Usually the dog is not lucky enough to reach the food. So try to find how many dogs should try untill we found at least one lucky dog.

Also try to study about the above by chaging the size of gridworld from 9x9 to, say, 60x60.

Genetic Algorithm
Again only good sosages are found at the food-site-1. No food at all at the food-site-2.

Dog's movement is also to up, down, right, or left from one step to the next, but the movement is according to the dog's chromosome.

So, one cromosome is made up of four genes 1, 2, 3, and 4, each corresponding to up, down, right and left. And the number of genes is total steps to allowed. For example 100 genes for 15x15 gridworld.

Fitness is the Hamming-distance to the food when dog shold stop after moving all the steps allowed.

Neural Network
In this experiment, we have good sosages at site-1, and potatos, or very old sosages (poison) at site-2.

Neural network three sensor input which detect smell of its front-left, front, front-right. And the number of output is four and follow the winner-take-all rule, for example. Each output corresponds to up, down, right and left. Also neural net work has a hidden layer with three neurons.

In both of the good smell and bad smell, the closer to the food the stronger the semll.

Starting with 100 stupid neural networks with random 21 weights specified by its cromosome, evolve them by genetic algorithm.

Reinforcement Learning
Also we have good sosages at site-1, and potatos, or very old sosages (poison) at site-2.

Movement is also to up, down, right, or left from one step to the next, but is according to Q-table (See guidlein more in detail).

Ant's Exploration
Here, sugers are at site-1 and poisons (ant-killer) are at site-2.

An infinite number of ants repeatedly start from its nest located at the start points.

In each of the grid where ant steps in, ant put a chemical called phelomone.

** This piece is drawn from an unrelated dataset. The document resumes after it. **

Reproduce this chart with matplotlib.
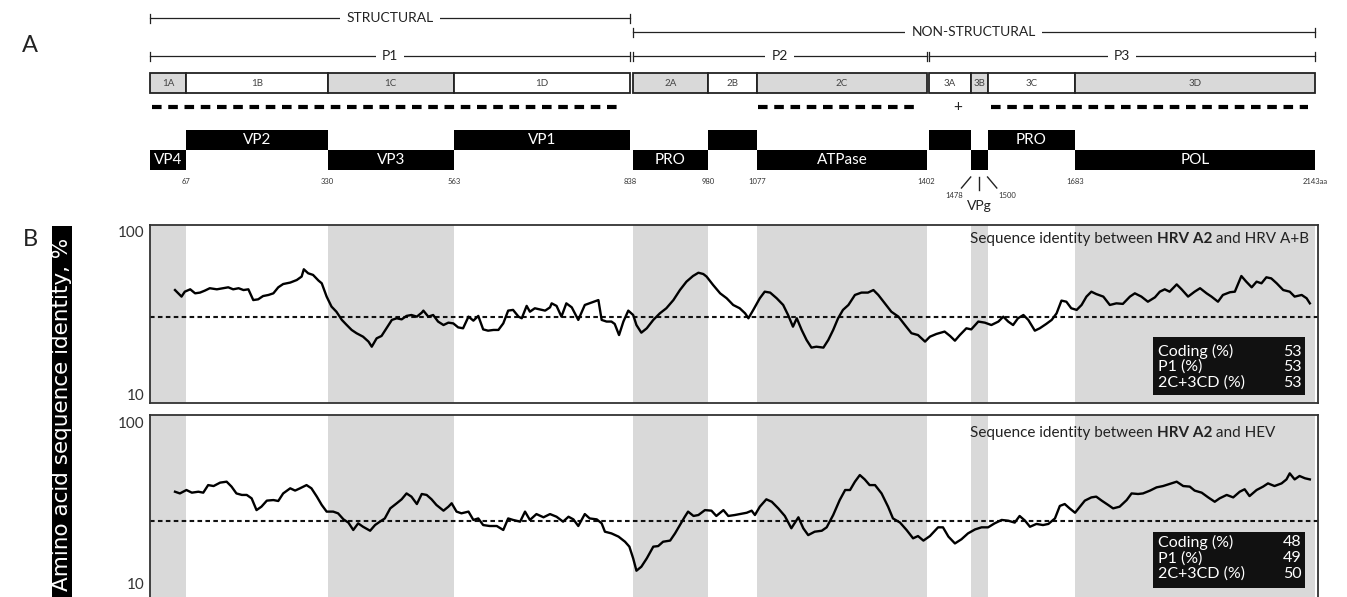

A probability of movement of one ant is proportinal of total amount of phelomones so far accumulated. That is, if the amount of pheolomone of up, down, right, and left is 20, 40, 10, and 30 mg, respectively. the probability of the movement to up, down, right, and left will be 0.2, 0.4, 0.1 and 0.3. So, most likely to down. (At the beginning, there's no phelomon so equal probability at random.)

A happy ant try to go back to the nest with the same rule, but ants failed to find the food or eat poison will die.

Pheromons also evaporates at a rate, say, 1mg every 100 time-steps.

After enough time passed, you may observe all ants reach the sugare site and go back to the nest efficiently.

Reference
Not yet ready. Hopefully in a day or two.

Hope you will enjoy this project. Your feedback will be welcomed.